If your dealing with the old brown board [ BEAVER BOARD ] 
good luck ..nail in a potato chip.. brittle :yes:


----------



## D's (Jan 15, 2009)

The patch is 2'x3', they moved a couple of switches. Too big for a California patch. Maybe I'll try chiseling out the backside of some 1/2" board where it meets the framing.


----------



## carpentaper (Feb 28, 2009)

just cut a few kerfs on the stud and smash it out deeper than you need it with the claw of a hammer even. i'll bet you could secure that patch with 8 pieces of meshtape across the backside. 4 horizontally and 4 vertically, mesh the front and load it with quickset and done. i also always coat the mesh on the backside of the board to to set it for good.


----------



## silverstilts (Oct 15, 2008)

Get some plywood or luan cut one piece larger than the hole about two inches , then split that in half so you can slide in in behind the rock and screw it through the existing sheet rock to fasten your backer (plywood). If you have problems holding it in place while fastening just start some screws in the plywood to hold on to then remove after fastening the plywood. Then you can fill in with some setting mud and tape or mesh. it would be a good idea to use some wide mesh over the entire wood you installed to create a solid bond. Just a thought. That or get some wire mesh and staple it on for a backer, or staple it on the wood backer.


----------



## SlimPickins (Aug 10, 2010)

D's said:


> The patch is 2'x3', they moved a couple of switches. Too big for a California patch. Maybe I'll try chiseling out the backside of some 1/2" board where it meets the framing.

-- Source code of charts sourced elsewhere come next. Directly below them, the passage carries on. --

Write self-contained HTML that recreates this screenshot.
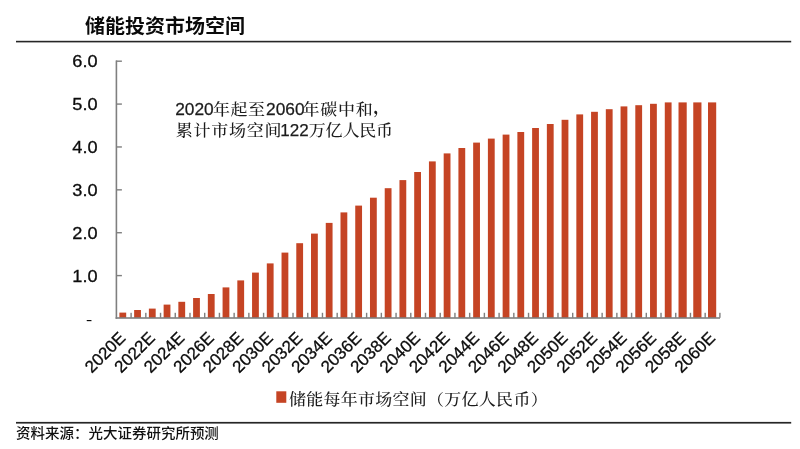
<!DOCTYPE html>
<html lang="zh-CN">
<head>
<meta charset="utf-8">
<title>储能投资市场空间</title>
<style>
html,body{margin:0;padding:0;background:#fff;}
body{width:800px;height:449px;overflow:hidden;position:relative;}
svg{position:absolute;left:0;top:0;display:block;}
.sans{font-family:"Liberation Sans","Noto Sans CJK SC",sans-serif;}
.serif{font-family:"Liberation Sans","Noto Serif CJK SC",serif;}
</style>
</head>
<body>
<svg width="800" height="449" viewBox="0 0 800 449">
<rect x="0" y="0" width="800" height="449" fill="#ffffff"/>
<text class="sans" transform="translate(85 33) scale(1 0.95)" x="0" y="0" font-size="20" font-weight="700" fill="#0a0a0a">储能投资市场空间</text>
<rect x="16" y="40.8" width="775.2" height="1.6" fill="#262626"/>
<rect x="16" y="421.9" width="775.2" height="1.7" fill="#262626"/>
<text class="sans" transform="translate(16 438.4) scale(1 0.96)" x="0" y="0" font-size="14.5" font-weight="500" fill="#111">资料来源：光大证券研究所预测</text>
<g fill="#C54424">
<rect x="119.40" y="312.60" width="6.80" height="5.40"/>
<rect x="134.14" y="310.00" width="6.80" height="8.00"/>
<rect x="148.88" y="308.60" width="6.80" height="9.40"/>
<rect x="163.62" y="304.60" width="6.80" height="13.40"/>
<rect x="178.36" y="301.80" width="6.80" height="16.20"/>
<rect x="193.10" y="298.00" width="6.80" height="20.00"/>
<rect x="207.84" y="294.00" width="6.80" height="24.00"/>
<rect x="222.58" y="287.40" width="6.80" height="30.60"/>
<rect x="237.32" y="280.40" width="6.80" height="37.60"/>
<rect x="252.06" y="272.60" width="6.80" height="45.40"/>
<rect x="266.80" y="263.40" width="6.80" height="54.60"/>
<rect x="281.54" y="252.60" width="6.80" height="65.40"/>
<rect x="296.28" y="243.20" width="6.80" height="74.80"/>
<rect x="311.02" y="233.60" width="6.80" height="84.40"/>
<rect x="325.76" y="222.90" width="6.80" height="95.10"/>
<rect x="340.50" y="212.40" width="6.80" height="105.60"/>
<rect x="355.24" y="205.60" width="6.80" height="112.40"/>
<rect x="369.98" y="197.70" width="6.80" height="120.30"/>
<rect x="384.72" y="188.20" width="6.80" height="129.80"/>
<rect x="399.46" y="180.10" width="6.80" height="137.90"/>
<rect x="414.20" y="172.00" width="6.80" height="146.00"/>
<rect x="428.94" y="161.40" width="6.80" height="156.60"/>
<rect x="443.68" y="153.40" width="6.80" height="164.60"/>
<rect x="458.42" y="148.00" width="6.80" height="170.00"/>
<rect x="473.16" y="142.60" width="6.80" height="175.40"/>
<rect x="487.90" y="138.60" width="6.80" height="179.40"/>
<rect x="502.64" y="134.60" width="6.80" height="183.40"/>
<rect x="517.38" y="132.00" width="6.80" height="186.00"/>
<rect x="532.12" y="128.00" width="6.80" height="190.00"/>
<rect x="546.86" y="124.00" width="6.80" height="194.00"/>
<rect x="561.60" y="119.80" width="6.80" height="198.20"/>
<rect x="576.34" y="114.40" width="6.80" height="203.60"/>
<rect x="591.08" y="111.80" width="6.80" height="206.20"/>
<rect x="605.82" y="109.20" width="6.80" height="208.80"/>
<rect x="620.56" y="106.40" width="6.80" height="211.60"/>
<rect x="635.30" y="105.20" width="6.80" height="212.80"/>
<rect x="650.04" y="103.80" width="6.80" height="214.20"/>
<rect x="664.78" y="102.40" width="6.80" height="215.60"/>
<rect x="678.52" y="102.40" width="8.20" height="215.60"/>
<rect x="693.26" y="102.40" width="8.20" height="215.60"/>
<rect x="708.00" y="102.40" width="8.20" height="215.60"/>
</g>
<g fill="#7f7f7f">
<rect x="115.6" y="60.5" width="1.6" height="258.3"/>
<rect x="115.6" y="317.2" width="604.4" height="1.6"/>
<rect x="116" y="60.50" width="5.9" height="1.4"/>
<rect x="116" y="103.38" width="5.9" height="1.4"/>
<rect x="116" y="146.26" width="5.9" height="1.4"/>
<rect x="116" y="189.14" width="5.9" height="1.4"/>
<rect x="116" y="232.02" width="5.9" height="1.4"/>
<rect x="116" y="274.90" width="5.9" height="1.4"/>
<rect x="130.40" y="312.8" width="1.4" height="5"/>
<rect x="145.12" y="312.8" width="1.4" height="5"/>
<rect x="159.84" y="312.8" width="1.4" height="5"/>
<rect x="174.56" y="312.8" width="1.4" height="5"/>
<rect x="189.28" y="312.8" width="1.4" height="5"/>
<rect x="204.00" y="312.8" width="1.4" height="5"/>
<rect x="218.72" y="312.8" width="1.4" height="5"/>
<rect x="233.44" y="312.8" width="1.4" height="5"/>
<rect x="248.16" y="312.8" width="1.4" height="5"/>
<rect x="262.88" y="312.8" width="1.4" height="5"/>
<rect x="277.60" y="312.8" width="1.4" height="5"/>
<rect x="292.32" y="312.8" width="1.4" height="5"/>
<rect x="307.04" y="312.8" width="1.4" height="5"/>
<rect x="321.76" y="312.8" width="1.4" height="5"/>
<rect x="336.48" y="312.8" width="1.4" height="5"/>
<rect x="351.20" y="312.8" width="1.4" height="5"/>
<rect x="365.92" y="312.8" width="1.4" height="5"/>
<rect x="380.64" y="312.8" width="1.4" height="5"/>
<rect x="395.36" y="312.8" width="1.4" height="5"/>
<rect x="410.08" y="312.8" width="1.4" height="5"/>
<rect x="424.80" y="312.8" width="1.4" height="5"/>
<rect x="439.52" y="312.8" width="1.4" height="5"/>
<rect x="454.24" y="312.8" width="1.4" height="5"/>
<rect x="468.96" y="312.8" width="1.4" height="5"/>
<rect x="483.68" y="312.8" width="1.4" height="5"/>
<rect x="498.40" y="312.8" width="1.4" height="5"/>
<rect x="513.12" y="312.8" width="1.4" height="5"/>
<rect x="527.84" y="312.8" width="1.4" height="5"/>
<rect x="542.56" y="312.8" width="1.4" height="5"/>
<rect x="557.28" y="312.8" width="1.4" height="5"/>
<rect x="572.00" y="312.8" width="1.4" height="5"/>
<rect x="586.72" y="312.8" width="1.4" height="5"/>
<rect x="601.44" y="312.8" width="1.4" height="5"/>
<rect x="616.16" y="312.8" width="1.4" height="5"/>
<rect x="630.88" y="312.8" width="1.4" height="5"/>
<rect x="645.60" y="312.8" width="1.4" height="5"/>
<rect x="660.32" y="312.8" width="1.4" height="5"/>
<rect x="675.04" y="312.8" width="1.4" height="5"/>
<rect x="689.76" y="312.8" width="1.4" height="5"/>
<rect x="704.48" y="312.8" width="1.4" height="5"/>
<rect x="719.20" y="312.8" width="1.4" height="5"/>
</g>
<g class="sans" font-size="17" fill="#0c0c0c" stroke="#0c0c0c" stroke-width="0.3" text-anchor="end">
<text transform="translate(97.6 67.20) scale(1.07 1)" x="0" y="0">6.0</text>
<text transform="translate(97.6 110.08) scale(1.07 1)" x="0" y="0">5.0</text>
<text transform="translate(97.6 152.96) scale(1.07 1)" x="0" y="0">4.0</text>
<text transform="translate(97.6 195.84) scale(1.07 1)" x="0" y="0">3.0</text>
<text transform="translate(97.6 238.72) scale(1.07 1)" x="0" y="0">2.0</text>
<text transform="translate(97.6 281.60) scale(1.07 1)" x="0" y="0">1.0</text>
<text transform="translate(92.3 325) scale(1.1 0.9)" x="0" y="0" stroke-width="0.1">-</text>
</g>
<g class="sans" font-size="17" fill="#0c0c0c" stroke="#0c0c0c" stroke-width="0.3" text-anchor="end">
<text transform="translate(118.10 330.50) rotate(-45)" x="0" y="12">2020E</text>
<text transform="translate(147.58 330.50) rotate(-45)" x="0" y="12">2022E</text>
<text transform="translate(177.06 330.50) rotate(-45)" x="0" y="12">2024E</text>
<text transform="translate(206.54 330.50) rotate(-45)" x="0" y="12">2026E</text>
<text transform="translate(236.02 330.50) rotate(-45)" x="0" y="12">2028E</text>
<text transform="translate(265.50 330.50) rotate(-45)" x="0" y="12">2030E</text>
<text transform="translate(294.98 330.50) rotate(-45)" x="0" y="12">2032E</text>
<text transform="translate(324.46 330.50) rotate(-45)" x="0" y="12">2034E</text>
<text transform="translate(353.94 330.50) rotate(-45)" x="0" y="12">2036E</text>
<text transform="translate(383.42 330.50) rotate(-45)" x="0" y="12">2038E</text>
<text transform="translate(412.90 330.50) rotate(-45)" x="0" y="12">2040E</text>
<text transform="translate(442.38 330.50) rotate(-45)" x="0" y="12">2042E</text>
<text transform="translate(471.86 330.50) rotate(-45)" x="0" y="12">2044E</text>
<text transform="translate(501.34 330.50) rotate(-45)" x="0" y="12">2046E</text>
<text transform="translate(530.82 330.50) rotate(-45)" x="0" y="12">2048E</text>
<text transform="translate(560.30 330.50) rotate(-45)" x="0" y="12">2050E</text>
<text transform="translate(589.78 330.50) rotate(-45)" x="0" y="12">2052E</text>
<text transform="translate(619.26 330.50) rotate(-45)" x="0" y="12">2054E</text>
<text transform="translate(648.74 330.50) rotate(-45)" x="0" y="12">2056E</text>
<text transform="translate(678.22 330.50) rotate(-45)" x="0" y="12">2058E</text>
<text transform="translate(707.70 330.50) rotate(-45)" x="0" y="12">2060E</text>
</g>
<g font-size="17" fill="#1c1c1c">
<text class="sans" stroke="#1c1c1c" stroke-width="0.25" transform="translate(175.20 115.00) scale(1.020 1)" x="0" y="0">2020</text>
<text class="serif" font-weight="500" transform="translate(212.90 115.00) scale(1 0.920)" x="0" y="0" letter-spacing="0.60">年起至</text>
<text class="sans" stroke="#1c1c1c" stroke-width="0.25" transform="translate(266.00 115.00) scale(1.020 1)" x="0" y="0">2060</text>
<text class="serif" font-weight="500" transform="translate(302.60 115.00) scale(1 0.920)" x="0" y="0" letter-spacing="0.70">年碳中和</text>
<text class="serif" font-weight="700" x="373.2" y="112.6">，</text>
<text class="serif" font-weight="500" transform="translate(175.75 135.70) scale(1 0.920)" x="0" y="0" letter-spacing="0.75">累计市场空间</text>
<text class="sans" stroke="#1c1c1c" stroke-width="0.25" transform="translate(280.30 135.70) scale(1.000 1)" x="0" y="0">122</text>
<text class="serif" font-weight="500" transform="translate(308.70 135.70) scale(1 0.920)" x="0" y="0" letter-spacing="-0.15">万亿人民币</text>
</g>
<rect x="276.3" y="391.3" width="10" height="11.5" fill="#C54424"/>
<g font-size="17" fill="#1c1c1c">
<text class="serif" font-weight="500" transform="translate(289.00 405.00) scale(1 0.930)" x="0" y="0" letter-spacing="0.27">储能每年市场空间（万亿人民币）</text>
</g>
</svg>
</body>
</html>
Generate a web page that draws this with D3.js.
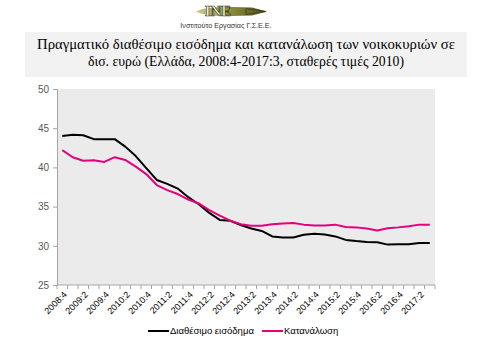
<!DOCTYPE html>
<html>
<head>
<meta charset="utf-8">
<script src="https://cdn.jsdelivr.net/npm/d3@7"></script>
<style>
  html, body { margin: 0; padding: 0; background: #fff; }
  svg { display: block; }
</style>
</head>
<body>
<svg id="chart" width="480" height="360"></svg>
<script>
// ---- data ----
const quarters = [
  "2008:4","2009:1","2009:2","2009:3","2009:4","2010:1","2010:2","2010:3","2010:4",
  "2011:1","2011:2","2011:3","2011:4","2012:1","2012:2","2012:3","2012:4",
  "2013:1","2013:2","2013:3","2013:4","2014:1","2014:2","2014:3","2014:4",
  "2015:1","2015:2","2015:3","2015:4","2016:1","2016:2","2016:3","2016:4",
  "2017:1","2017:2","2017:3"
];
const income = [
  44.0, 44.15, 44.1, 43.6, 43.6, 43.6, 42.65, 41.45, 39.9, 38.4, 37.9, 37.3,
  36.2, 35.3, 34.2, 33.3, 33.2, 32.65, 32.2, 31.9, 31.2, 31.05, 31.05, 31.4,
  31.55, 31.45, 31.2, 30.75, 30.6, 30.5, 30.45, 30.15, 30.2, 30.2, 30.35, 30.35
];
const consumption = [
  42.2, 41.3, 40.85, 40.9, 40.7, 41.3, 40.95, 40.1, 39.15, 37.75, 37.1, 36.6,
  35.9, 35.4, 34.55, 33.85, 33.2, 32.75, 32.55, 32.55, 32.75, 32.85, 32.9, 32.7,
  32.6, 32.6, 32.7, 32.4, 32.35, 32.2, 31.95, 32.25, 32.35, 32.5, 32.7, 32.7
];
const yTicks = [25, 30, 35, 40, 45, 50];
const xLabels = quarters.filter((q, i) => i % 2 === 0);
const seriesNames = ["Διαθέσιμο εισόδημα", "Κατανάλωση"];
const titleLines = [
  "Πραγματικό διαθέσιμο εισόδημα και κατανάλωση των νοικοκυριών  σε",
  "δισ. ευρώ (Ελλάδα, 2008:4-2017:3, σταθερές τιμές 2010)"
];
const logoText = "INE";
const logoSub = "Ινστιτούτο Εργασίας Γ.Σ.Ε.Ε.";

// ---- layout ----
const svg = d3.select("#chart");
const plot = { left: 57, right: 435, top: 89, bottom: 285 };
const colors = ["#000000", "#e5007d"];

// logo
const logo = svg.append("g");
const nibGrad = svg.append("defs").append("linearGradient")
  .attr("id", "olive").attr("x1", "0").attr("x2", "1");
nibGrad.append("stop").attr("offset", "0").attr("stop-color", "#c9c98a");
nibGrad.append("stop").attr("offset", "0.5").attr("stop-color", "#8a8a3a");
nibGrad.append("stop").attr("offset", "1").attr("stop-color", "#4a4a1e");
logo.append("path")
  .attr("d", "M196,11.5 Q205,6.5 232,7 L252,7.5 L267,11.5 L252,15.5 L232,16 Q205,16.5 196,11.5 Z")
  .attr("fill", "url(#olive)");
logo.append("path")
  .attr("d", "M246,8.5 L266,11.5 L246,14.5 Z")
  .attr("fill", "none").attr("stroke", "#3e3e18").attr("stroke-width", 0.8);
logo.append("text")
  .attr("x", 218).attr("y", 16)
  .attr("text-anchor", "middle")
  .attr("font-family", "Liberation Serif, serif")
  .attr("font-weight", "bold")
  .attr("font-size", 15)
  .attr("fill", "#ffffff")
  .attr("stroke", "#3e3e18").attr("stroke-width", 0.7)
  .text(logoText);
logo.append("text")
  .attr("x", 226).attr("y", 28)
  .attr("text-anchor", "middle")
  .attr("font-family", "Liberation Sans, Arial, sans-serif")
  .attr("font-size", 7.2)
  .attr("fill", "#333")
  .text(logoSub);

// title box
svg.append("rect")
  .attr("x", 25).attr("y", 32).attr("width", 442).attr("height", 45)
  .attr("fill", "#f2f2f2");
const titleWidths = [418, 316];
svg.selectAll("text.title").data(titleLines).join("text")
  .attr("class", "title")
  .attr("x", 246)
  .attr("y", (d, i) => 49 + i * 17)
  .attr("text-anchor", "middle")
  .attr("font-family", "Liberation Serif, Times New Roman, serif")
  .attr("font-size", 14)
  .attr("fill", "#000")
  .attr("textLength", (d, i) => titleWidths[i])
  .attr("lengthAdjust", "spacingAndGlyphs")
  .text(d => d);

// plot background
svg.append("rect")
  .attr("x", plot.left).attr("y", plot.top)
  .attr("width", plot.right - plot.left).attr("height", plot.bottom - plot.top)
  .attr("fill", "#ebebeb");

// scales
const x = d3.scaleBand().domain(quarters).range([plot.left, plot.right]).padding(0);
const y = d3.scaleLinear().domain([25, 50]).range([plot.bottom, plot.top]);

// y axis
const yAxis = svg.append("g")
  .attr("transform", `translate(${plot.left},0)`)
  .call(d3.axisLeft(y).tickValues(yTicks).tickSize(4).tickPadding(4));
yAxis.select(".domain").attr("stroke", "#a6a6a6");
yAxis.selectAll(".tick line").attr("stroke", "#a6a6a6");
yAxis.selectAll(".tick text")
  .attr("font-family", "Liberation Sans, Arial, sans-serif")
  .attr("font-size", 10).attr("fill", "#595959");

// x axis: ticks at band boundaries
const xAxisG = svg.append("g").attr("transform", `translate(0,${plot.bottom})`);
xAxisG.append("line")
  .attr("x1", plot.left).attr("x2", plot.right)
  .attr("stroke", "#a6a6a6");
const boundaries = quarters.map(q => x(q)).concat([plot.right]);
xAxisG.selectAll("line.tk").data(boundaries).join("line")
  .attr("class", "tk")
  .attr("x1", d => d).attr("x2", d => d)
  .attr("y1", 0).attr("y2", 4)
  .attr("stroke", "#a6a6a6");
xAxisG.selectAll("text").data(xLabels).join("text")
  .attr("transform", d => `translate(${x(d) + x.bandwidth() / 2 + 3},${8}) rotate(-45)`)
  .attr("text-anchor", "end")
  .attr("dy", "0.35em")
  .attr("font-family", "Liberation Sans, Arial, sans-serif")
  .attr("font-size", 9)
  .attr("fill", "#000")
  .text(d => d);

// lines
const line = d3.line()
  .x((d, i) => x(quarters[i]) + x.bandwidth() / 2)
  .y(d => y(d));
[income, consumption].forEach((s, k) => {
  svg.append("path")
    .datum(s)
    .attr("d", line)
    .attr("fill", "none")
    .attr("stroke", colors[k])
    .attr("stroke-width", 2)
    .attr("stroke-linejoin", "round");
});

// legend
const legendPos = [{ x: 148 }, { x: 262 }];
const leg = svg.append("g");
seriesNames.forEach((n, k) => {
  leg.append("line")
    .attr("x1", legendPos[k].x).attr("x2", legendPos[k].x + 21)
    .attr("y1", 331).attr("y2", 331)
    .attr("stroke", colors[k]).attr("stroke-width", 2);
  leg.append("text")
    .attr("x", legendPos[k].x + 22).attr("y", 331)
    .attr("dy", "0.35em")
    .attr("font-family", "Liberation Sans, Arial, sans-serif")
    .attr("font-size", 9.5)
    .attr("fill", "#000")
    .text(n);
});
</script>
</body>
</html>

Like capentaper says, chisel the wood instead...that's too big a piece to compromise the integrity of your rock.


----------



## gazman (Apr 29, 2011)

10mm (3/8) rock is our main size. How much you want?:whistling2:


----------



## D's (Jan 15, 2009)

Ended up cutting a grid on the backside of the patch and shaving a rough 1/8" off, surprisingly it didn't affect the integrity of the board as much as I thought it would. Tedious but okay for a one off.


----------



## fr8train (Jan 20, 2008)

I'm going to have to do this myself. Need to patch a hole in a rental of my pops, mobile home with 3/8. Don't feel like buying a full sheet just for a fist hole. The solution I came up with is to pad out my backers with some luan where it will sit behind the wall, then I can just use a piece of 1/2" that is lying around.


----------



## joepro0000 (Jun 14, 2008)

install your wood blocking to the wall with 1/4" shims, then when you install the 1/2" drywall you will be perfect!


----------



## fr8train (Jan 20, 2008)

joepro0000 said:


> install your wood blocking to the wall with 1/4" shims, then when you install the 1/2" drywall you will be perfect!


Basically what I was trying to say! You just simplified it! Think you should use 1/8" shims though 3/8 + 1/8 = 4/8 simplified 1/2"


----------